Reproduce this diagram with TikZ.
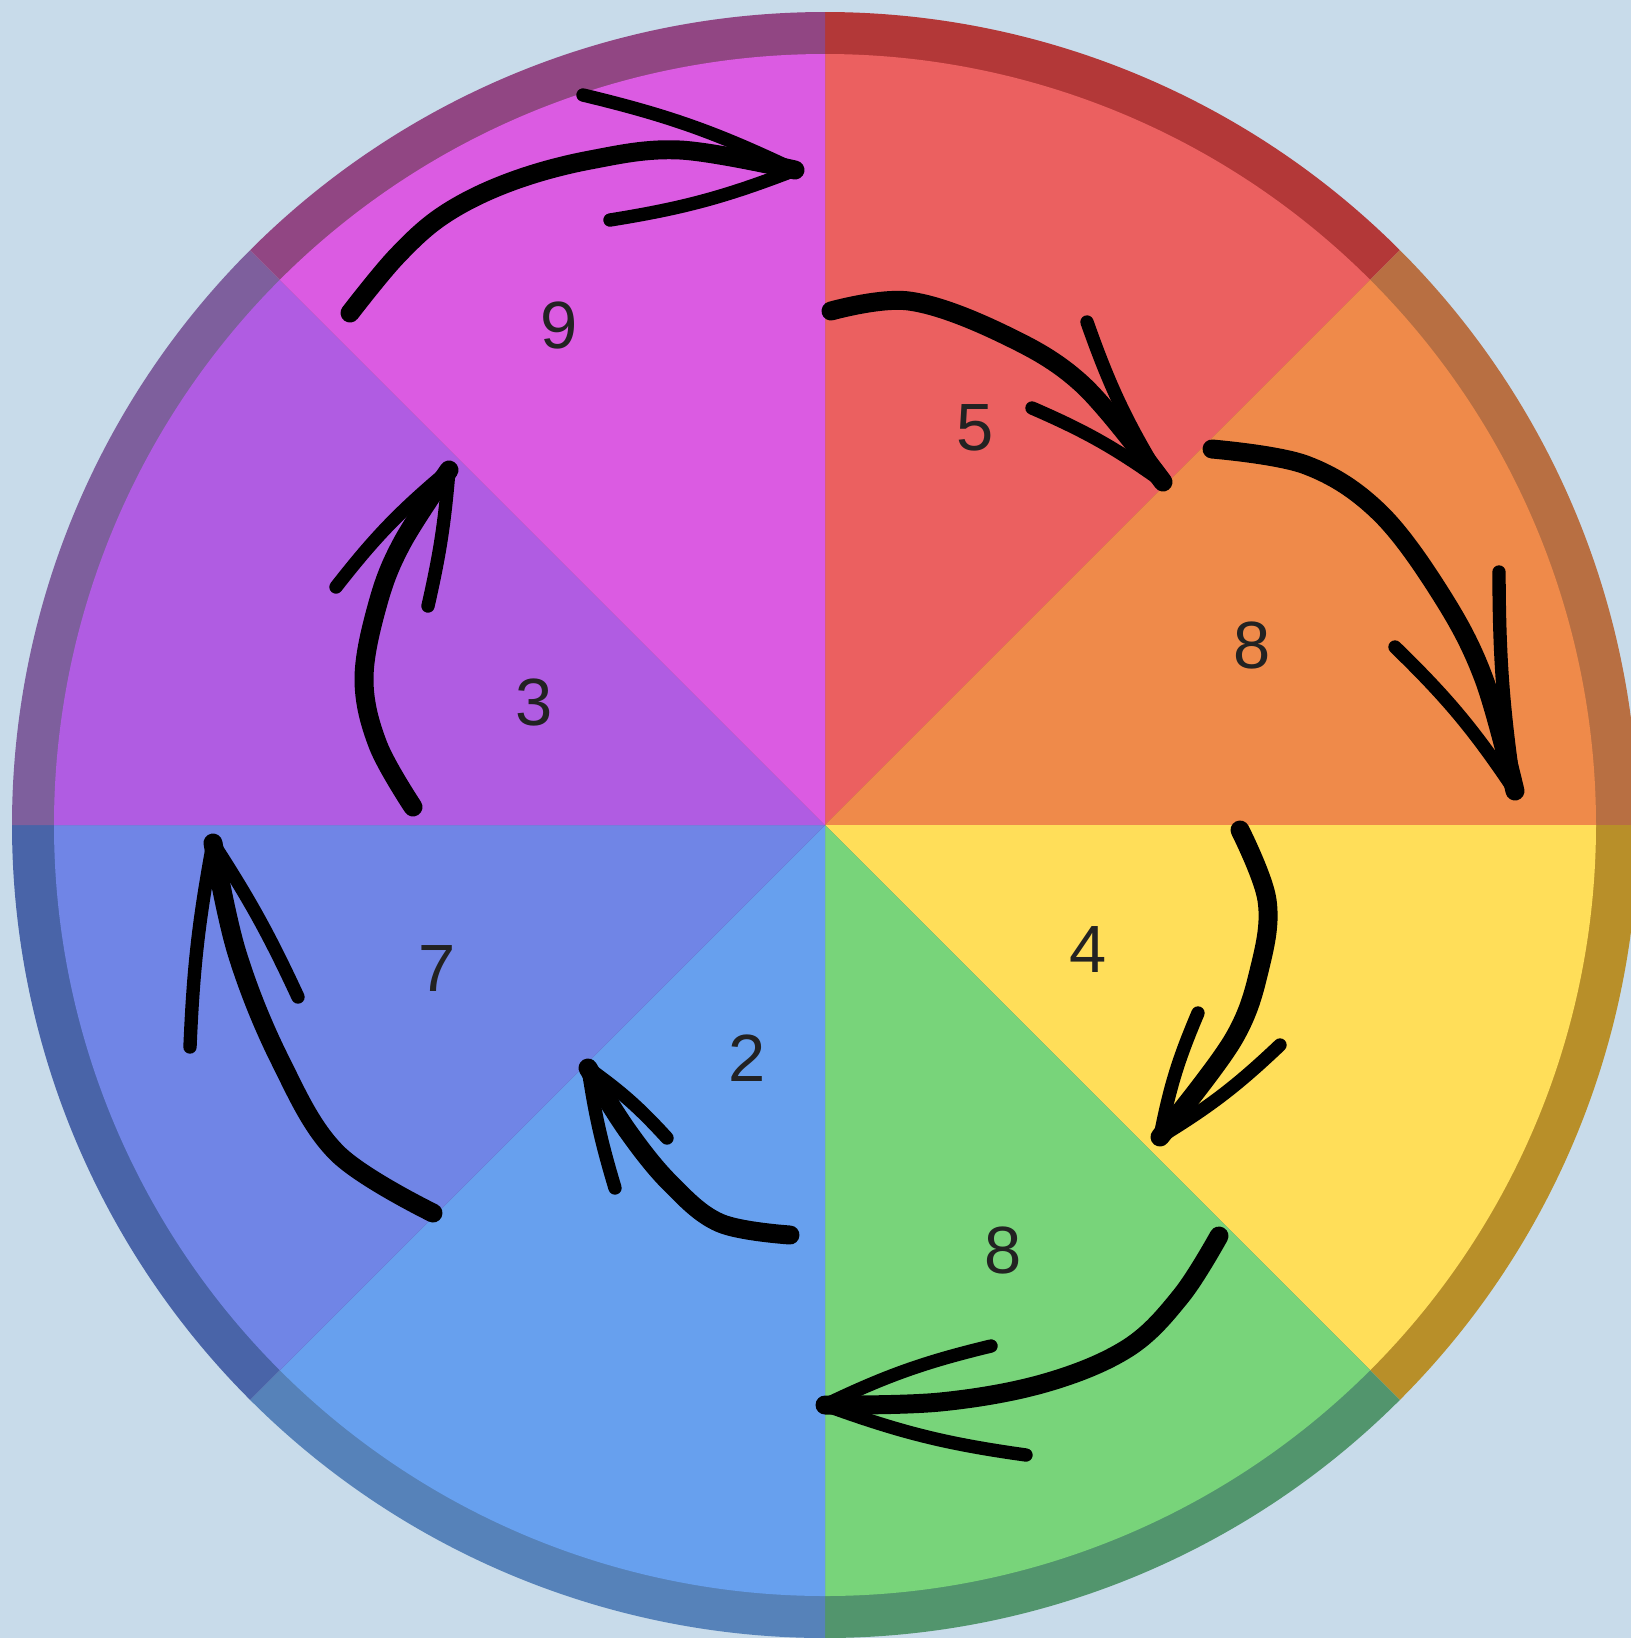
==
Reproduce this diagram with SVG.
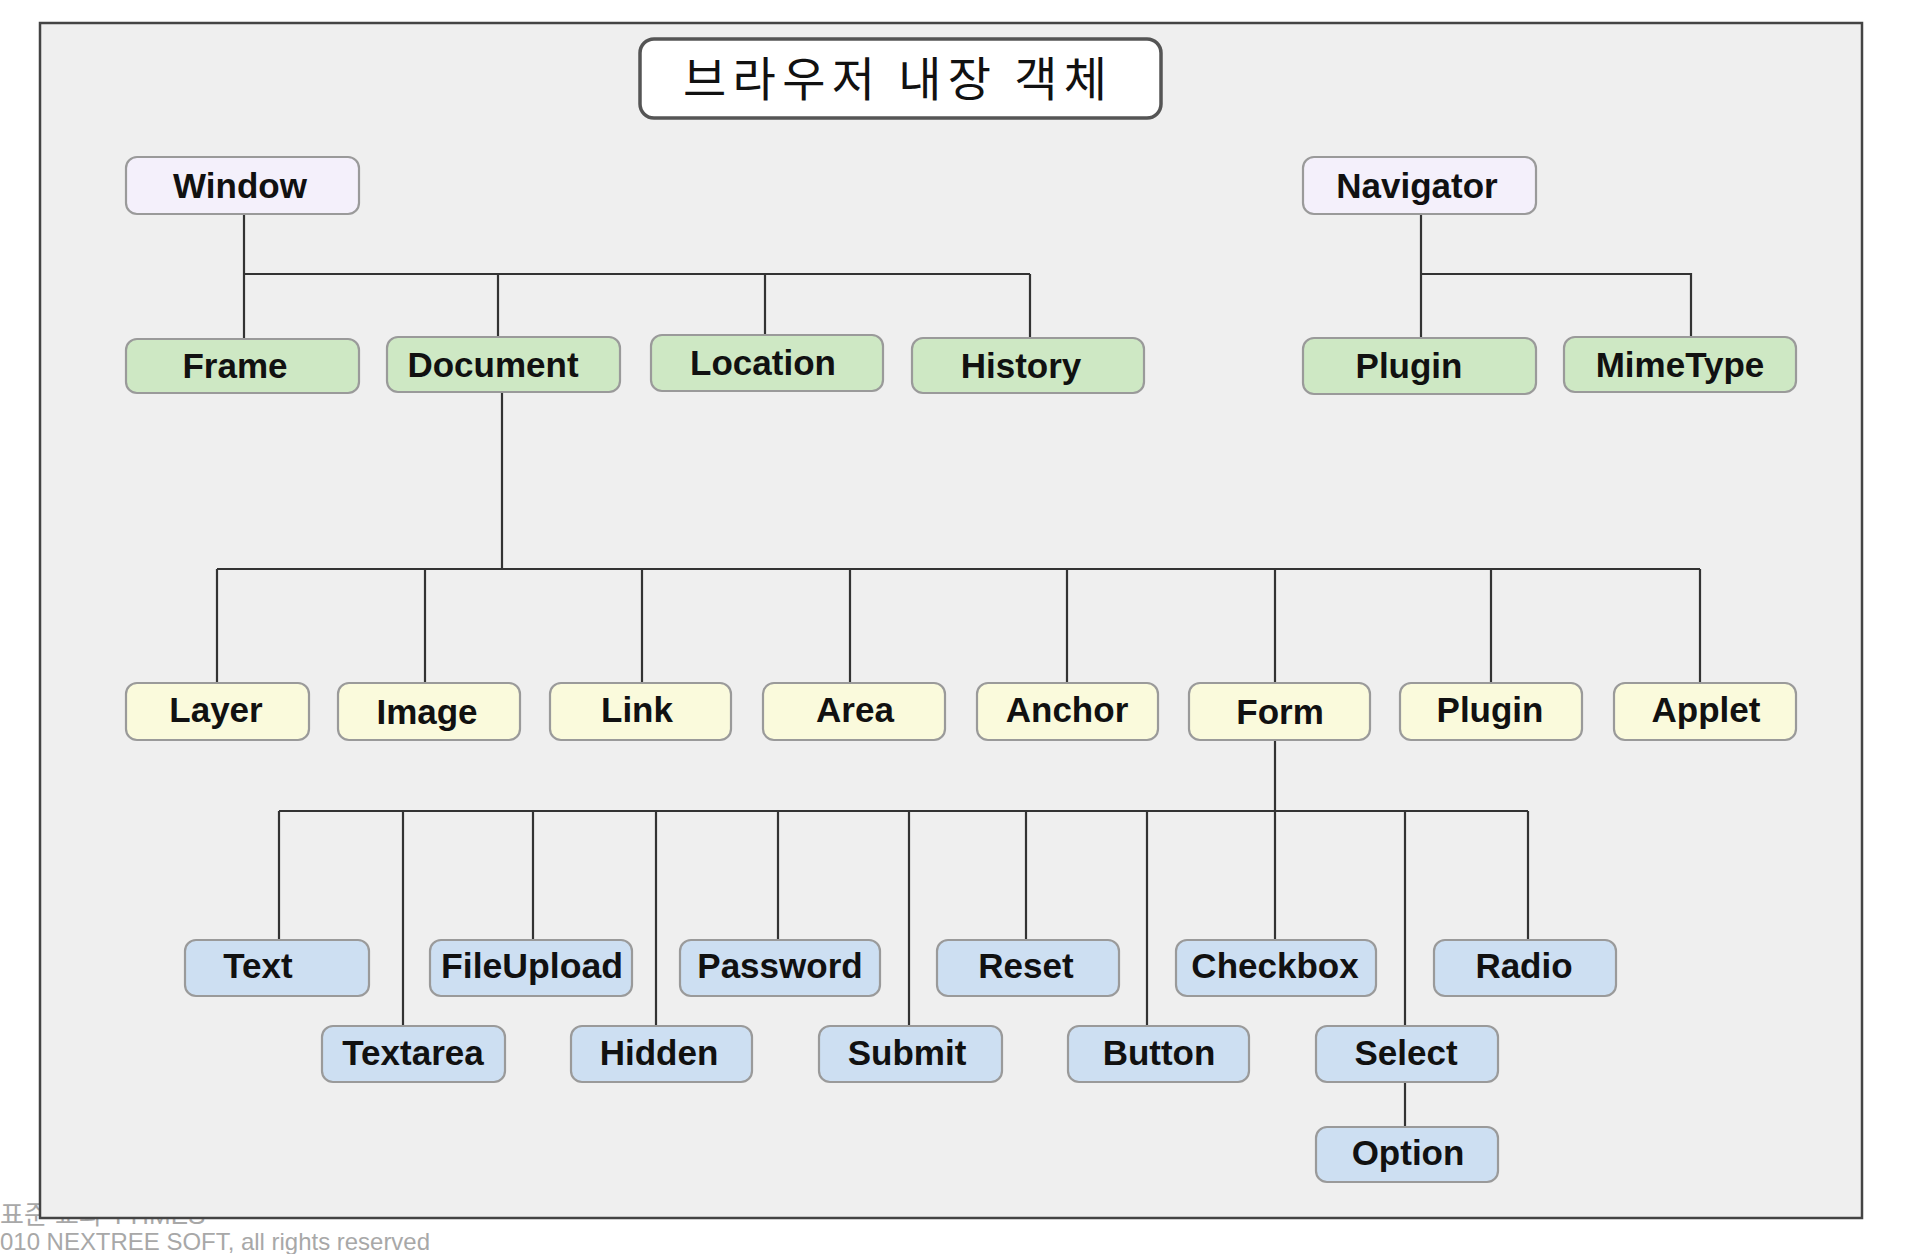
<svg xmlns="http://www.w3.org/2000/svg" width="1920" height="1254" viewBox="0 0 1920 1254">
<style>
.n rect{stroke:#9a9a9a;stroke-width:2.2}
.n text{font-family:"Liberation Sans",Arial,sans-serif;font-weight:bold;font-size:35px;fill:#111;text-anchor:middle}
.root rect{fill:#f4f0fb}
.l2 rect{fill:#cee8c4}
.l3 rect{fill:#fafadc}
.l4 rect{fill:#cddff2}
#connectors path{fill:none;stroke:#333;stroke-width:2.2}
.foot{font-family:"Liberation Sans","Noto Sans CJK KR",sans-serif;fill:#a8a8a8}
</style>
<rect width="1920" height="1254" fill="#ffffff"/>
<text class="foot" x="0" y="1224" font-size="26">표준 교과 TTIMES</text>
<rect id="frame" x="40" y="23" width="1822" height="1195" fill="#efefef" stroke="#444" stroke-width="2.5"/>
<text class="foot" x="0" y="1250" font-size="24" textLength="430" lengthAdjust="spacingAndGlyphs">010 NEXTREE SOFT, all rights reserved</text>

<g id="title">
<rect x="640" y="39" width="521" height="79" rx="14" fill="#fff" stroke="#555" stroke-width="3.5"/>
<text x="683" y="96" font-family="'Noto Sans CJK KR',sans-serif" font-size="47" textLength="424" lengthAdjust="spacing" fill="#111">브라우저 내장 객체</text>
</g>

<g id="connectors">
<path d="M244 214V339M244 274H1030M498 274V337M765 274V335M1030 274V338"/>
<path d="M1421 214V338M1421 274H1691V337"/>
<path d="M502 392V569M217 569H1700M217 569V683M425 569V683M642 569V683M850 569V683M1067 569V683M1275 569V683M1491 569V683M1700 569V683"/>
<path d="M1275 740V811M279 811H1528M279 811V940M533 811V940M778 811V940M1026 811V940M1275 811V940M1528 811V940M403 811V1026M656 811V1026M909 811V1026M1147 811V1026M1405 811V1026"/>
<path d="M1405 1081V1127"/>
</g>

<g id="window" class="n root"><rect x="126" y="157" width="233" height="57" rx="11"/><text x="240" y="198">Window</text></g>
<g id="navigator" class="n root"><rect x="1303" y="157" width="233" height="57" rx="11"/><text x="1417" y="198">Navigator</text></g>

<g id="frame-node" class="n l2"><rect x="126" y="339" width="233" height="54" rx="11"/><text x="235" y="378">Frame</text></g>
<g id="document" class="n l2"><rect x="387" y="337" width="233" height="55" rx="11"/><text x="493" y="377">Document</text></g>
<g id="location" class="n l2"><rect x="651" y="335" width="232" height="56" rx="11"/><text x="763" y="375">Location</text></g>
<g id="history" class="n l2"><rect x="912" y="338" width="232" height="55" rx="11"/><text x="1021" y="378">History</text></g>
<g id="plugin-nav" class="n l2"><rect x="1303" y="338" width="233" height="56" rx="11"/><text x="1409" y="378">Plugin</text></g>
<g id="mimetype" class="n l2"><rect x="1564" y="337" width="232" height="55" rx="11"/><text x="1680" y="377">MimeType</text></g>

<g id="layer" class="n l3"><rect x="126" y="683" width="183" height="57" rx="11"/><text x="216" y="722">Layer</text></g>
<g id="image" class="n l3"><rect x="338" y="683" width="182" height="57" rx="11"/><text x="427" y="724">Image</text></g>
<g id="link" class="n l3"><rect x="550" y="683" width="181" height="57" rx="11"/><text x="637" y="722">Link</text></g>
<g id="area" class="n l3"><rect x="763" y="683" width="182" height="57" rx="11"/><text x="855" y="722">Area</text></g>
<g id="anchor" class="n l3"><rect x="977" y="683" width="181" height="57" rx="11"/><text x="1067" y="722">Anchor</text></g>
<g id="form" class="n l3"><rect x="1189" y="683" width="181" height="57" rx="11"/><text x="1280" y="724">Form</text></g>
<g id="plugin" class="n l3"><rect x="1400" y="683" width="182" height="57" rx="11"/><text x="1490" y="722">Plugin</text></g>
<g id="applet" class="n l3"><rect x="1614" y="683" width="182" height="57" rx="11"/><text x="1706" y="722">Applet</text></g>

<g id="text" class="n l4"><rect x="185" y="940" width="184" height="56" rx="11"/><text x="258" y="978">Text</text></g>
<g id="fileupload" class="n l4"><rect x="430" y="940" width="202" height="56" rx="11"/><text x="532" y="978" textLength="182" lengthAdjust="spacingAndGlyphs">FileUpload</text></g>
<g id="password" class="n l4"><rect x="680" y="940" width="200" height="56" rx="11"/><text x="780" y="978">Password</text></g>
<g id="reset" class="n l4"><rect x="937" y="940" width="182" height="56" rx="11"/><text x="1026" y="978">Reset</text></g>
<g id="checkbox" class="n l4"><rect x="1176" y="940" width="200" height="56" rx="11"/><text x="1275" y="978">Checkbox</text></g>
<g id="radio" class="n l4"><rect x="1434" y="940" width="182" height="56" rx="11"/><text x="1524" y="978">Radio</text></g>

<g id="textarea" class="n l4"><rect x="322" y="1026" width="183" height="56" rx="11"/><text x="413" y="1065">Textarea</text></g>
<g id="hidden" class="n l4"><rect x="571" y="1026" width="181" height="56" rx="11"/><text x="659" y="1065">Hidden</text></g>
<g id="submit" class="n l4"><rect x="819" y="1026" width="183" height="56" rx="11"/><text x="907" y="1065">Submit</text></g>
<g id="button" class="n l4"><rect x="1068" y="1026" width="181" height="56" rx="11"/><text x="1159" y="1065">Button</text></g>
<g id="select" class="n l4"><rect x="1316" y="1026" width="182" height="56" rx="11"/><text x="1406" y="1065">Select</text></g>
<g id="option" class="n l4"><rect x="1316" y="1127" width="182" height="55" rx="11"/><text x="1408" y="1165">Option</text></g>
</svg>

What to do: Extract every line containing the string "diagram" from the data above.

Reply:
Reproduce this diagram with TikZ.
Reproduce this diagram with SVG.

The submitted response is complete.